• Short exercise
Output, please, exactly those lines of the listing that come before the line with "low_l = [0.7, 0.7]", along with that line itself.

• Rows
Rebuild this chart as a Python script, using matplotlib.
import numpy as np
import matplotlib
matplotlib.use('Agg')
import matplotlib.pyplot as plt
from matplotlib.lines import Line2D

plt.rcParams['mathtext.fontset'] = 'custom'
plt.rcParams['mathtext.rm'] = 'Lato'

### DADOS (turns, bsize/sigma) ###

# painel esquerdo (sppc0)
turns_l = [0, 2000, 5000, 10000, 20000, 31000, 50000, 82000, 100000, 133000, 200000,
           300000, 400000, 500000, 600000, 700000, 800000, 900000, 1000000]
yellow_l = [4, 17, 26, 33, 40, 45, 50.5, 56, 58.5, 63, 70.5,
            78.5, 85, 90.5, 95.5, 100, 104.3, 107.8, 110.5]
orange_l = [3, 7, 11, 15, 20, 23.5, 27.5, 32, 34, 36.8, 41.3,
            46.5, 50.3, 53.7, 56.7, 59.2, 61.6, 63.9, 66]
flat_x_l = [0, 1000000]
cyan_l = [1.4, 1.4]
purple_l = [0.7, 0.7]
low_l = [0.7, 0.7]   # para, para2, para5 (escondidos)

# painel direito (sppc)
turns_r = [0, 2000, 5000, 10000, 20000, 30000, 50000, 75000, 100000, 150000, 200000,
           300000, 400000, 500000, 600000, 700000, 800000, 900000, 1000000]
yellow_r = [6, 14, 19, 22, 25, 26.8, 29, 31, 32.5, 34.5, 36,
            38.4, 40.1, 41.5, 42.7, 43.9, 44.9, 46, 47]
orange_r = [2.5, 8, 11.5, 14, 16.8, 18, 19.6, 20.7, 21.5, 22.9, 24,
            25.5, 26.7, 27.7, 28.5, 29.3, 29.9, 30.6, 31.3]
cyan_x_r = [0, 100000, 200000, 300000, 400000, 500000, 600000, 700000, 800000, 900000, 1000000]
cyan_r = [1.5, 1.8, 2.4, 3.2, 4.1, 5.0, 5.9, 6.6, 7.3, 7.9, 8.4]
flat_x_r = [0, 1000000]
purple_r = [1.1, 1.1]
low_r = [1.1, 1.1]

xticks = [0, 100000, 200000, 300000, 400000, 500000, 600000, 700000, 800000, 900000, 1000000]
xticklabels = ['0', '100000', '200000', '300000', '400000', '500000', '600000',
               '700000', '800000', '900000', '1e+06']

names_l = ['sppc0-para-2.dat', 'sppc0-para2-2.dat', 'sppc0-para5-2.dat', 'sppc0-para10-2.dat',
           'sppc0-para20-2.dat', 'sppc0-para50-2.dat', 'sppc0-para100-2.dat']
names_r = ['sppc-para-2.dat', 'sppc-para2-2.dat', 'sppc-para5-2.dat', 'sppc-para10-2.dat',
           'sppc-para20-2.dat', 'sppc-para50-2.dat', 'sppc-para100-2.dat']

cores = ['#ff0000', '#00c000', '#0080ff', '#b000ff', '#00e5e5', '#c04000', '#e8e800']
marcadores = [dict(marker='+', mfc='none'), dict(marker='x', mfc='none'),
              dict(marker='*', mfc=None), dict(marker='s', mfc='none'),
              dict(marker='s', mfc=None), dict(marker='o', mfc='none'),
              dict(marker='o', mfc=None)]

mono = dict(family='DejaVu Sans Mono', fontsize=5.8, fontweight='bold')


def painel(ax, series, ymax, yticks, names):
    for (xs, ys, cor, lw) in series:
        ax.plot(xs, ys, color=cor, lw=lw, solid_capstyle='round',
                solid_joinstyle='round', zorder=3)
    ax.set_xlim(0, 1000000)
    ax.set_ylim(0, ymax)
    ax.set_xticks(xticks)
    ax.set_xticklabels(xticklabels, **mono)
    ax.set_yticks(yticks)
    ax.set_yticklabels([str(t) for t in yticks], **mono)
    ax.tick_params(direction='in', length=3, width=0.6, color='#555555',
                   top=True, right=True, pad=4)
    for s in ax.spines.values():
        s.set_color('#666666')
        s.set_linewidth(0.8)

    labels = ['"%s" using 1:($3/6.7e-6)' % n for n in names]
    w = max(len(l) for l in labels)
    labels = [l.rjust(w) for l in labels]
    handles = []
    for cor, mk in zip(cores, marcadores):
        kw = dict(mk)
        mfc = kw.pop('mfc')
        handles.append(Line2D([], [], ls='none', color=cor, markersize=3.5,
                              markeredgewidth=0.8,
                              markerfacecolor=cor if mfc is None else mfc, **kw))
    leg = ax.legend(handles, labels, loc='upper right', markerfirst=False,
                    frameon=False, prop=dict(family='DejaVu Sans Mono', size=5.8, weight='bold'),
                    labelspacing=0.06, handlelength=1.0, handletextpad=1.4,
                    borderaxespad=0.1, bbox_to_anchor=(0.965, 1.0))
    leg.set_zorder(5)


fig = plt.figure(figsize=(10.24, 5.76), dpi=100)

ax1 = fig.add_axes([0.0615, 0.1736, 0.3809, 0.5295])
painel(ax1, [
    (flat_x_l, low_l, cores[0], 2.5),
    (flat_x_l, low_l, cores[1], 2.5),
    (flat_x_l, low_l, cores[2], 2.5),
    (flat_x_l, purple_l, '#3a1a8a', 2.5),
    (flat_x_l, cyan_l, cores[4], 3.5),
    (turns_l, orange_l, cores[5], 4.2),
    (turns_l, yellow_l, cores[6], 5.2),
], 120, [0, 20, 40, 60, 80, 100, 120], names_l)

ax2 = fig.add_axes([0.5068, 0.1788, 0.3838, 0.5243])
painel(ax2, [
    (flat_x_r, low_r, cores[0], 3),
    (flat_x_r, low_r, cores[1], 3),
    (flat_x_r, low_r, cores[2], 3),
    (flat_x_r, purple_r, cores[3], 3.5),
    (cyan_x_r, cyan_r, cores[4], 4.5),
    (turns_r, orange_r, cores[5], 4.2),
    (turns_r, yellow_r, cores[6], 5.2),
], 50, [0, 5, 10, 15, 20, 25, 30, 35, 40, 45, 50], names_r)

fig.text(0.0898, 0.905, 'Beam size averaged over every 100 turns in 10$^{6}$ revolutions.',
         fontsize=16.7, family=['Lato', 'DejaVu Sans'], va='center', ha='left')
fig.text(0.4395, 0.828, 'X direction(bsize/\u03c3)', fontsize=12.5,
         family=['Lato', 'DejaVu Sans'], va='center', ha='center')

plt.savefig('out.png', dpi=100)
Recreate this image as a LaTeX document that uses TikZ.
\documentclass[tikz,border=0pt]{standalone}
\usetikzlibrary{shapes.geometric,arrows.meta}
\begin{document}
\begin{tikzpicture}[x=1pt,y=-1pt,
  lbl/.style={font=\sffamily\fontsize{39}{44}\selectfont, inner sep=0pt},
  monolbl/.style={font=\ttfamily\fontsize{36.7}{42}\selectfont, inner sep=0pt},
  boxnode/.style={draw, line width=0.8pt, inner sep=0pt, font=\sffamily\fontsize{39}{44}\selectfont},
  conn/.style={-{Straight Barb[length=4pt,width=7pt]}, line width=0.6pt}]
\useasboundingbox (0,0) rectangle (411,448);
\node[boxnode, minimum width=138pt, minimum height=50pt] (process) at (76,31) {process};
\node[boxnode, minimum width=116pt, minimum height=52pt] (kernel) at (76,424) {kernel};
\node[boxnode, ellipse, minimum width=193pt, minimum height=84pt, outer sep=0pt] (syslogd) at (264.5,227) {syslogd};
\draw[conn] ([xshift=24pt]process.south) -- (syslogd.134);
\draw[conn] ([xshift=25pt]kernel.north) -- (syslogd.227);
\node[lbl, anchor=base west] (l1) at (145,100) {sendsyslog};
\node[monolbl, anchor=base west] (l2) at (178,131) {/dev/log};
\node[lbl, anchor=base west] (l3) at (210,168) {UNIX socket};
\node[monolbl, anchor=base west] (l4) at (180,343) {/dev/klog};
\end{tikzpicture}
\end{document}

• Correct response
Rebuild this chart as a Python script, using matplotlib.
import numpy as np
import matplotlib
matplotlib.use('Agg')
import matplotlib.pyplot as plt
from matplotlib.lines import Line2D

plt.rcParams['mathtext.fontset'] = 'custom'
plt.rcParams['mathtext.rm'] = 'Lato'

### DADOS (turns, bsize/sigma) ###

# painel esquerdo (sppc0)
turns_l = [0, 2000, 5000, 10000, 20000, 31000, 50000, 82000, 100000, 133000, 200000,
           300000, 400000, 500000, 600000, 700000, 800000, 900000, 1000000]
yellow_l = [4, 17, 26, 33, 40, 45, 50.5, 56, 58.5, 63, 70.5,
            78.5, 85, 90.5, 95.5, 100, 104.3, 107.8, 110.5]
orange_l = [3, 7, 11, 15, 20, 23.5, 27.5, 32, 34, 36.8, 41.3,
            46.5, 50.3, 53.7, 56.7, 59.2, 61.6, 63.9, 66]
flat_x_l = [0, 1000000]
cyan_l = [1.4, 1.4]
purple_l = [0.7, 0.7]
low_l = [0.7, 0.7]   # para, para2, para5 (escondidos)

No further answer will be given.